Transition to oscillatory motion in rotating channel flow

Abstract

A numerical study of the transition from steady to oscillatory streamwise-oriented vortices in fully developed rotating channel flow is presented. The principal results are obtained from three-dimensional, spectral simulations of the incompressible time-dependent Navier–Stokes equations. With increasing Reynolds number, two transitions that cause the steady, periodic array of two-dimensional vortices (roll cells) to develop waves travelling in the streamwise direction are discovered. The linear stability of two-dimensional vortices to wavy perturbations is examined.
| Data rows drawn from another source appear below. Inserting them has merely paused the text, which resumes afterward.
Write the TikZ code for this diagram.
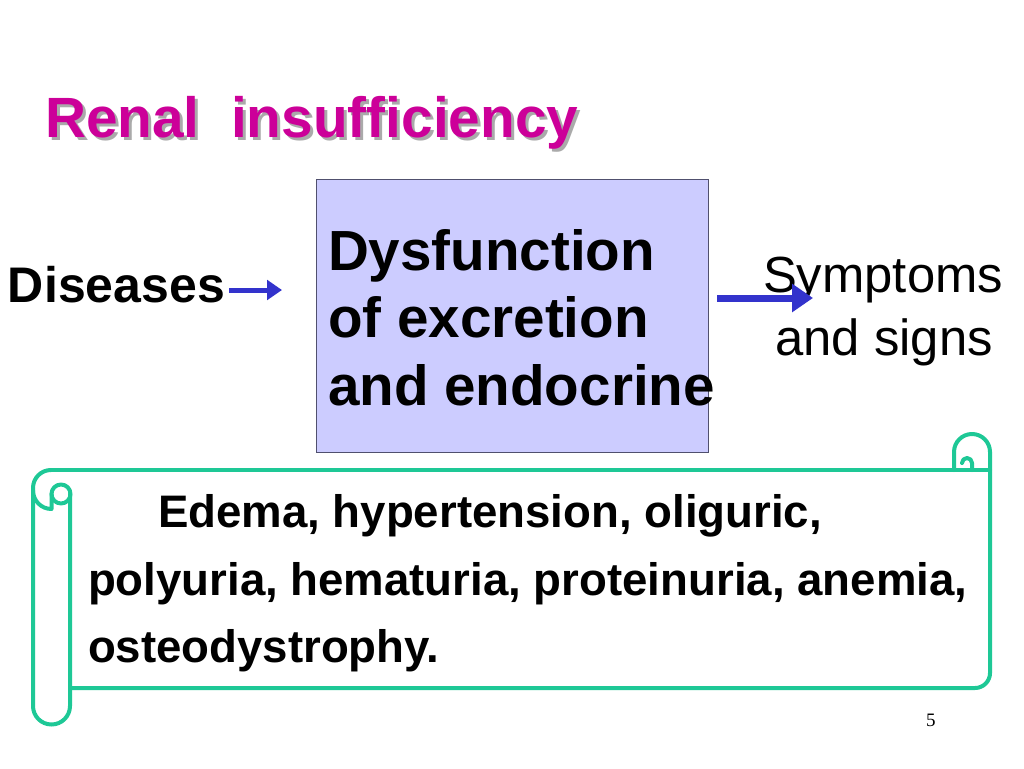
\documentclass[tikz,border=0pt]{standalone}
\usepackage{fontspec}
\setmainfont{Liberation Sans}[Ligatures=NoCommon]
\newfontfamily\serifnum{Liberation Serif}
\usetikzlibrary{arrows.meta}
\definecolor{titlemag}{RGB}{204,0,153}
\definecolor{shadowgray}{RGB}{170,170,170}
\definecolor{boxfill}{RGB}{204,204,255}
\definecolor{boxline}{RGB}{80,80,110}
\definecolor{arrblue}{RGB}{51,51,204}
\definecolor{scrollgreen}{RGB}{30,200,150}
\tikzset{
  txt/.style={inner sep=0pt, outer sep=0pt, anchor=base west},
  boldbig/.style={txt, font=\bfseries\fontsize{56.6}{67}\selectfont},
  scrolltxt/.style={txt, font=\bfseries\fontsize{45.6}{54}\selectfont},
  flowarrow/.style={draw=arrblue, -{Triangle[length=#1pt, width=1.3*#1pt]}},
  scrollline/.style={draw=scrollgreen, line width=4pt, line cap=round, line join=round}
}
\begin{document}
\begin{tikzpicture}[x=1pt,y=1pt]
\fill[white] (0,0) rectangle (1024,-768);
\useasboundingbox (0,0) rectangle (1024,-768);
% title with shadow
\node[txt, text=shadowgray, font=\bfseries\fontsize{56.8}{67}\selectfont] (titleshadow) at (48,-140) {Renal\ \ insufficiency};
\node[txt, text=titlemag, font=\bfseries\fontsize{56.8}{67}\selectfont] (title) at (45,-137) {Renal\ \ insufficiency};
% central box
\node[draw=boxline, fill=boxfill, line width=1pt, minimum width=392pt, minimum height=273pt, inner sep=0pt, anchor=north west] (box) at (316,-179) {};
\node[boldbig] (l1) at (328,-270) {Dysfunction};
\node[boldbig] (l2) at (328,-337) {of excretion};
\node[boldbig] (l3) at (328,-405) {and endocrine};
% left and right labels
\node[txt, font=\bfseries\fontsize{50}{60}\selectfont] (diseases) at (8,-302) {Diseases};
\node[inner sep=0pt, anchor=base, font=\fontsize{50.8}{60}\selectfont] (symp) at (883,-292) {Symptoms};
\node[inner sep=0pt, anchor=base, font=\fontsize{50.8}{60}\selectfont] (signs) at (884,-355) {and signs};
% arrows
\coordinate (a1s) at (229,-290);
\coordinate (a1e) at (282,-290);
\coordinate (a2s) at (717,-298);
\coordinate (a2e) at (813,-298);
\draw[flowarrow=15, line width=5pt] (a1s) -- (a1e);
\draw[flowarrow=21, line width=7pt] (a2s) -- (a2e);
% scroll
\draw[scrollline] (70,-688) -- (975,-688) arc[start angle=-90, end angle=0, radius=15]
  -- (990,-452) arc[start angle=0, end angle=180, radius=18] -- (954,-470);
\draw[scrollline] (51,-470) -- (990,-470);
\draw[scrollline] (962,-463) arc[start angle=180, end angle=0, radius=5] -- (972,-470);
\draw[scrollline] (51,-470) arc[start angle=90, end angle=180, radius=18]
  -- (33,-706) arc[start angle=180, end angle=360, radius=18.5] -- (70,-494);
\draw[scrollline] (61,-494) circle[radius=9.5];
\draw[scrollline] (51.5,-494) -- (51.5,-509) arc[start angle=270, end angle=180, radius=18.5];
% scroll text
\node[scrolltxt] (s1) at (158,-527) {Edema, hypertension, oliguric,};
\node[scrolltxt] (s2) at (88,-595) {polyuria, hematuria, proteinuria, anemia,};
\node[scrolltxt] (s3) at (88,-662) {osteodystrophy.};
% page number
\node[txt, font=\serifnum\fontsize{19}{22}\selectfont] (pnum) at (926,-726) {5};
\end{tikzpicture}
\end{document}
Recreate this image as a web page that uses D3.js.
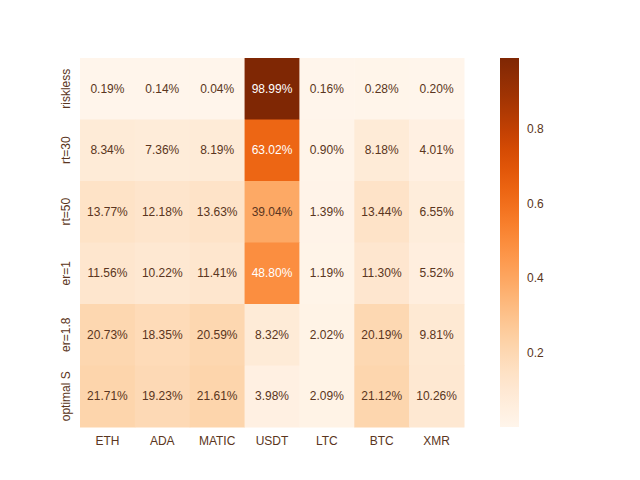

Associated with the two transitions are two different wavy vortex flows: WVF1 and WVF2. WVF2 is very similar to undulating vortex flow found in curved channel flow simulations (Finlay, Keller & Ferziger 1988) and to wavy Taylor vortex flow. WVF2 is only possible at low rotation rates. In contrast, the dissimilar WVF1 occurs for all rotation rates examined, has shorter streamwise wavelength and, for sufficiently high Reynolds number, has much higher linear growth rate than WVF2. For low rotation rates, WVF1 is similar to curved channel flow twisting vortices, but at higher rotation rates appears dissimilar. Several key qualitative features are discussed that suffice in describing all these wavy vortex flows.